I have heard this sentiment echoed out of the mouths of many young people, both in the suburbs and in the townships. Not the criminal, hijacking piece. This boy was the first. But I have had young people in townships tell me that members of their community do not take initiative, do not create jobs for themselves like foreigners do. I have also had one young boy tell me that, “Black people don’t know how to work. They think that money floats into their hands.” I never know what to do with these statements and sentiments and generalizations and I am invariably still surprised to hear them, but I share it here in contrast to the above and as something for you to contemplate. The boy above, of course, has little to no exposure to the people he is stereotyping. Then again, we usually don’t.

And here are a few other thoughts I found interesting:

“The scariest thing for me wasn’t that a guy [foreigner] was being hit, but it was the people who were walking away from him and not paying attention.”

“The first time I found out [about the xenophobia] through my dad because our domestic worker came and said there was unrest in Mandela Park [township]. I didn’t think much of it, it seems far away, you think its not coming to Hout Bay. One morning on my way in the car I saw guys attacking another guy with a panga and that’s when I realized. At first it doesn’t seem real, you don’t think much of it but then it is shocking how people value people’s lives and say, “they are foreigners, they mean nothing.”

“I didn’t know how far the xenophobia would spread and what it could turn into. You began to worry about your own safety. You wondered would they come to your house? Next thing foreigners are kicked out then it could have been White people attacked and killed.”

“We tend to make reasons why this is happening. White South Africans were also worried. My family got passports ready because if they could attack their “brothers” what is stopping them from attacking us, we were worse to them in apartheid. White people tend to live in their own perfect world and tend to think it won’t happen to them, what life is like for blacks and coloreds is happening (like poverty or violence). I talked to my friends and my domestic worker and I asked them how long has this hatred for foreigners been around and my domestic worker said that her mother and father hated foreigners and I asked them why and they couldn’t give a reason and I think they were just waiting for an excuse.”

“All I know is that foreigners have rights. But if you look at first world countries and all the immigrants they have and the strict control they have and look at us, we are third world, we have bad hygiene and water and we have weak border control. We let everyone in and we’re third world and can’t cater for them. If first world countries are so strict then we should be too.”

I am troubled by some of this and saddened by the massive divide in this country. But I believe it is important not to judge, and certainly not too harshly. To remember that these -- the boys who speak above, the other young people I have talked to, the perpetrators, the bystanders, those who stood up, are all kids. Kids with massive, perhaps disturbing, preconceptions of other South Africans, kids who have learned to fear, kids who have learned that they are better than others, kids who are convinced there is a difference between stealing and taking when they are looting, but yes, kids. Kids who are still learning and can still be taught, who will grow and change as they experience life and encounter new people, who are each still looking for and finding their own moral compass.
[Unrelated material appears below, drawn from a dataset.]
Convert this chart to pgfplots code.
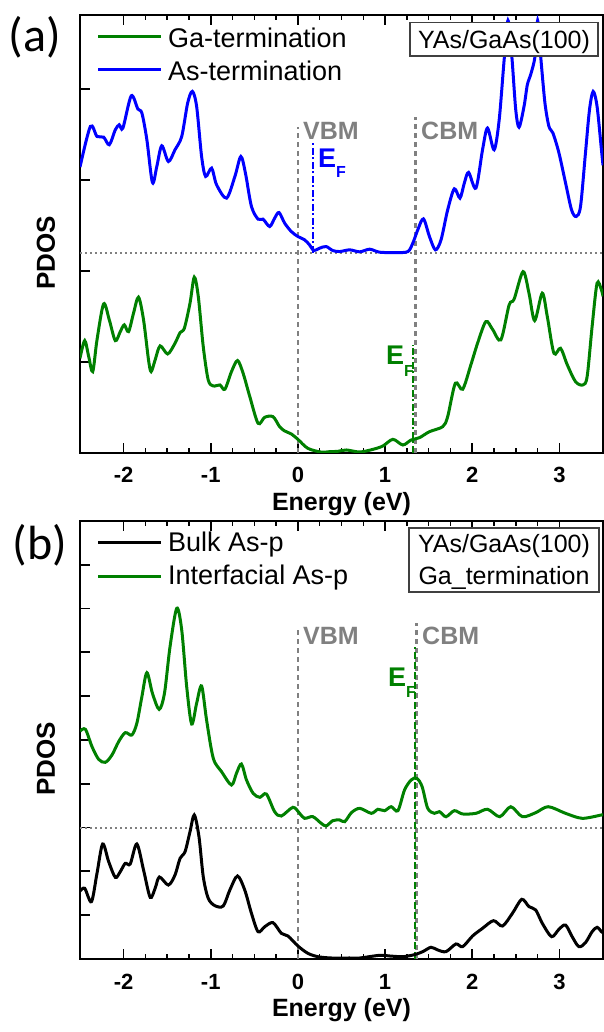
\documentclass[border=0pt]{standalone}
\usepackage{pgfplots}
\pgfplotsset{compat=1.18}
\usepackage{fontspec}
\setmainfont{Liberation Sans}
\newfontfamily\calib{Carlito}
\definecolor{dgreen}{RGB}{0,128,0}
\definecolor{vblue}{RGB}{0,0,255}
\definecolor{lgray}{RGB}{128,128,128}
\newcommand{\fs}[1]{\fontsize{#1}{#1}\selectfont}
\pgfplotsset{
  pdos/.style={
    scale only axis, width=523pt, height=438pt, anchor=south west,
    xmin=-2.5, xmax=3.5, ymin=0,
    xtick={-2,-1,0,1,2,3}, xticklabels={-2,-1,0,1,2,3},
    minor x tick num=3,
    yticklabels={}, ytick pos=left,
    xticklabel style={font=\bfseries\fs{22}, anchor=base, yshift=-30pt},
    axis line style={line width=2pt},
    major tick length=10pt, minor tick length=5pt,
    every tick/.style={black, line width=1.8pt},
    minor tick style={line width=1.5pt},
  },
  curve/.style={line width=3pt, smooth, tension=0.5, no marks},
  vline/.style={lgray, line width=2.3pt, dash pattern=on 5pt off 4pt, forget plot},
  hdot/.style={lgray, line width=2pt, dash pattern=on 2pt off 3pt, forget plot},
}
\begin{document}
\begin{tikzpicture}
\useasboundingbox (0,0) rectangle (603pt,1032pt);
% ---------------- panel (a)
\begin{axis}[pdos, at={(80pt,579pt)}, ymax=4.81, ytick={0,1,2,3,4}]
\addplot[hdot] coordinates {(-2.5,2.2) (3.5,2.2)};
\addplot[vline] coordinates {(0,0) (0,3.58)};
\addplot[vline] coordinates {(1.349,0) (1.349,3.69)};
\addplot[vblue, line width=2.5pt, dash pattern=on 7pt off 2.5pt on 2pt off 2.5pt, forget plot] coordinates {(0.171,2.2) (0.171,3.41)};
\addplot[dgreen, line width=2.5pt, dash pattern=on 7pt off 2.5pt on 2pt off 2.5pt, forget plot] coordinates {(1.318,0) (1.318,1.19)};
\addplot[dgreen, curve] coordinates {
(-2.5,1.04) (-2.446,1.234) (-2.4,1.058) (-2.354,0.894) (-2.305,1.242) (-2.229,1.637)
(-2.164,1.462) (-2.095,1.234) (-2.038,1.333) (-1.992,1.407) (-1.943,1.333) (-1.886,1.535)
(-1.829,1.711) (-1.771,1.462) (-1.714,1.022) (-1.684,0.894) (-1.638,1.022) (-1.581,1.176)
(-1.494,1.088) (-1.410,1.205) (-1.352,1.322) (-1.303,1.370) (-1.238,1.645) (-1.189,1.931)
(-1.143,1.718) (-1.086,1.168) (-1.029,0.802) (-0.971,0.736) (-0.895,0.747) (-0.838,0.700)
(-0.762,0.894) (-0.693,1.015) (-0.629,0.876) (-0.552,0.619) (-0.457,0.326) (-0.381,0.392)
(-0.286,0.399) (-0.210,0.289) (-0.152,0.242) (-0.076,0.209) (0.000,0.150) (0.114,0.051)
(0.267,0.010) (0.366,0.015) (0.457,0.018) (0.556,0.033) (0.709,0.011) (0.861,0.040)
(0.975,0.077) (1.090,0.150) (1.204,0.088) (1.299,0.143) (1.394,0.168) (1.509,0.234)
(1.661,0.289) (1.718,0.399) (1.806,0.766) (1.890,0.700) (1.985,0.971) (2.061,1.205)
(2.156,1.443) (2.232,1.359) (2.328,1.242) (2.423,1.626) (2.480,1.689) (2.583,1.992)
(2.651,1.755) (2.716,1.454) (2.803,1.755) (2.861,1.498) (2.937,1.095) (3.013,1.150)
(3.089,0.971) (3.184,0.784) (3.269,0.747) (3.318,0.839) (3.375,1.388) (3.432,1.865)
(3.482,1.791) (3.5,1.72)};
\addplot[vblue, curve] coordinates {
(-2.5,3.14) (-2.381,3.586) (-2.305,3.476) (-2.229,3.469) (-2.164,3.385) (-2.095,3.549)
(-2.050,3.604) (-2.008,3.568) (-1.912,3.923) (-1.836,3.777) (-1.790,3.733) (-1.733,3.440)
(-1.669,2.970) (-1.619,3.146) (-1.562,3.374) (-1.486,3.201) (-1.410,3.330) (-1.333,3.476)
(-1.265,3.843) (-1.211,3.971) (-1.162,3.806) (-1.105,3.256) (-1.059,3.037) (-0.990,3.128)
(-0.933,2.945) (-0.819,2.799) (-0.723,3.037) (-0.655,3.256) (-0.602,3.073) (-0.533,2.707)
(-0.457,2.568) (-0.400,2.568) (-0.324,2.487) (-0.267,2.579) (-0.217,2.641) (-0.152,2.524)
(-0.076,2.432) (0.000,2.377) (0.076,2.341) (0.133,2.286) (0.183,2.223) (0.248,2.249)
(0.324,2.267) (0.400,2.223) (0.480,2.212) (0.594,2.231) (0.709,2.209) (0.823,2.238)
(0.937,2.205) (1.128,2.201) (1.261,2.212) (1.318,2.304) (1.375,2.451) (1.440,2.571)
(1.509,2.377) (1.577,2.231) (1.642,2.341) (1.718,2.670) (1.794,2.901) (1.859,2.799)
(1.909,2.964) (1.958,3.081) (2.042,2.909) (2.118,3.330) (2.175,3.568) (2.251,3.330)
(2.309,3.659) (2.366,4.319) (2.41,4.75) (2.454,4.355) (2.499,3.769) (2.537,3.578)
(2.594,3.806) (2.632,4.044) (2.670,4.154) (2.720,4.355) (2.75,4.75) (2.785,4.355)
(2.834,3.843) (2.880,3.586) (2.926,3.513) (2.994,3.297) (3.070,2.967) (3.139,2.670)
(3.192,2.597) (3.242,2.707) (3.299,3.297) (3.345,3.769) (3.387,3.970) (3.432,3.806)
(3.482,3.330) (3.5,3.16)};
\end{axis}
% ---------------- panel (b)
\begin{axis}[pdos, at={(80pt,73pt)}, ymax=10, ytick={0,1,...,9}]
\addplot[hdot] coordinates {(-2.5,3) (3.5,3)};
\addplot[vline] coordinates {(0,0) (0,7.51)};
\addplot[vline] coordinates {(1.36,0) (1.36,7.67)};
\addplot[dgreen, line width=2.4pt, dash pattern=on 7pt off 3pt, forget plot] coordinates {(1.345,0) (1.345,7.12)};
\addplot[black, curve] coordinates {
(-2.5,1.55) (-2.446,1.614) (-2.369,1.308) (-2.305,1.956) (-2.240,2.626) (-2.171,2.222)
(-2.095,1.865) (-2.038,1.994) (-1.981,2.184) (-1.924,2.169) (-1.848,2.626) (-1.771,2.032)
(-1.695,1.408) (-1.638,1.614) (-1.589,1.872) (-1.486,1.689) (-1.410,1.918) (-1.352,2.299)
(-1.295,2.450) (-1.238,2.906) (-1.189,3.288) (-1.135,2.792) (-1.086,1.879) (-1.029,1.386)
(-0.952,1.217) (-0.857,1.210) (-0.781,1.575) (-0.693,1.895) (-0.610,1.575) (-0.533,1.043)
(-0.457,0.623) (-0.381,0.737) (-0.286,0.829) (-0.190,0.586) (-0.114,0.525) (0.000,0.297)
(0.114,0.130) (0.229,0.053) (0.381,0.023) (0.594,0.023) (0.709,0.023) (0.937,0.084)
(1.050,0.069) (1.204,0.053) (1.337,0.099) (1.432,0.168) (1.527,0.267) (1.604,0.206)
(1.699,0.168) (1.813,0.343) (1.890,0.282) (2.004,0.526) (2.118,0.700) (2.244,0.875)
(2.347,0.753) (2.461,1.043) (2.568,1.362) (2.651,1.195) (2.728,1.119) (2.804,0.814)
(2.910,0.510) (2.994,0.677) (3.070,0.776) (3.146,0.510) (3.223,0.282) (3.299,0.373)
(3.375,0.624) (3.432,0.723) (3.482,0.624) (3.5,0.60)};
\addplot[dgreen, curve] coordinates {
(-2.5,5.20) (-2.438,5.244) (-2.362,4.847) (-2.286,4.559) (-2.210,4.490) (-2.133,4.658)
(-2.057,4.961) (-1.981,5.167) (-1.905,5.114) (-1.848,5.381) (-1.790,5.989) (-1.733,6.537)
(-1.669,6.066) (-1.592,5.700) (-1.531,6.066) (-1.467,7.131) (-1.390,8.007) (-1.333,7.511)
(-1.276,6.217) (-1.219,5.365) (-1.162,5.838) (-1.105,6.233) (-1.048,5.457) (-0.971,4.582)
(-0.876,4.277) (-0.762,3.973) (-0.705,4.240) (-0.648,4.452) (-0.590,4.087) (-0.514,3.783)
(-0.438,3.691) (-0.362,3.767) (-0.267,3.363) (-0.190,3.265) (-0.057,3.463) (0.019,3.326)
(0.076,3.212) (0.171,3.249) (0.267,3.098) (0.324,3.037) (0.400,3.158) (0.480,3.174)
(0.537,3.135) (0.614,3.341) (0.709,3.440) (0.842,3.326) (0.918,3.418) (0.994,3.386)
(1.070,3.477) (1.147,3.386) (1.223,3.858) (1.299,4.087) (1.364,4.125) (1.425,3.934)
(1.489,3.440) (1.566,3.326) (1.623,3.364) (1.699,3.249) (1.794,3.386) (1.890,3.311)
(2.042,3.326) (2.175,3.418) (2.316,3.249) (2.442,3.477) (2.575,3.249) (2.728,3.341)
(2.872,3.477) (3.070,3.326) (3.261,3.212) (3.482,3.288) (3.5,3.29)};
\end{axis}
% ---------------- annotations (pt = px of the reference, y measured from the bottom)
\node[font=\calib\fs{48}, inner sep=0pt] at (35pt,995pt) {(a)};
\node[font=\calib\fs{48}, inner sep=0pt] at (40pt,487pt) {(b)};
\node[font=\bfseries\fs{26}, rotate=90, inner sep=0pt] at (46pt,779pt) {PDOS};
\node[font=\bfseries\fs{26}, rotate=90, inner sep=0pt] at (46pt,273pt) {PDOS};
\node[font=\bfseries\fs{25}, anchor=base, inner sep=0pt] at (341.5pt,521pt) {Energy (eV)};
\node[font=\bfseries\fs{25}, anchor=base, inner sep=0pt] at (341.5pt,15pt) {Energy (eV)};
\draw[dgreen, line width=3pt] (98pt,995pt) -- (161pt,995pt);
\node[font=\fs{27}, anchor=base west, inner sep=0pt] at (168pt,984pt) {Ga-termination};
\draw[vblue, line width=3pt] (98pt,962pt) -- (161pt,962pt);
\node[font=\fs{27}, anchor=base west, inner sep=0pt] at (168pt,951pt) {As-termination};
\draw[black, line width=3pt] (98pt,489pt) -- (161pt,489pt);
\node[font=\fs{27}, anchor=base west, inner sep=0pt] at (168pt,480pt) {Bulk As-p};
\draw[dgreen, line width=3pt] (98pt,455pt) -- (161pt,455pt);
\node[font=\fs{27}, anchor=base west, inner sep=0pt] at (168pt,447pt) {Interfacial As-p};
\draw[fill=white, draw=black!75, line width=1.1pt] (410pt,976pt) rectangle (598pt,1009.3pt);
\node[font=\fs{25}, anchor=base, inner sep=0pt] at (504pt,983pt) {YAs/GaAs(100)};
\draw[fill=white, draw=black!75, line width=1.1pt] (409pt,440pt) rectangle (599pt,504pt);
\node[font=\fs{25}, anchor=base, inner sep=0pt] at (504pt,479pt) {YAs/GaAs(100)};
\node[font=\fs{25}, anchor=base, inner sep=0pt] at (504pt,447pt) {Ga\_termination};
\node[font=\bfseries\fs{25}, text=lgray, anchor=base west, inner sep=0pt] at (303pt,892pt) {VBM};
\node[font=\bfseries\fs{25}, text=lgray, anchor=base west, inner sep=0pt] at (421pt,892pt) {CBM};
\node[font=\bfseries\fs{25}, text=lgray, anchor=base west, inner sep=0pt] at (303pt,387pt) {VBM};
\node[font=\bfseries\fs{25}, text=lgray, anchor=base west, inner sep=0pt] at (422pt,387pt) {CBM};
\node[font=\bfseries\fs{27}, text=vblue, anchor=base west, inner sep=0pt] at (318pt,864pt) {E\raisebox{-10pt}{\fs{16}F}};
\node[font=\bfseries\fs{27}, text=dgreen, anchor=base west, inner sep=0pt] at (386pt,667pt) {E\raisebox{-12pt}{\fs{16}F}};
\node[font=\bfseries\fs{27}, text=dgreen, anchor=base west, inner sep=0pt] at (388pt,345pt) {E\raisebox{-11pt}{\fs{16}F}};
\end{tikzpicture}
\end{document}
The working title of this film is Where Do I Stand? I don’t presume to ever try and understand where all of these kids come from nor all of their baggage and I don’t wish to make them think exactly as I do. But I know where I’d like them to stand – or at least near – and I am making this film to help them get there, or help them start thinking about it. And perhaps it is as much a question now of what we as adults, teachers, parents, friends – of what you do -- to help them get there.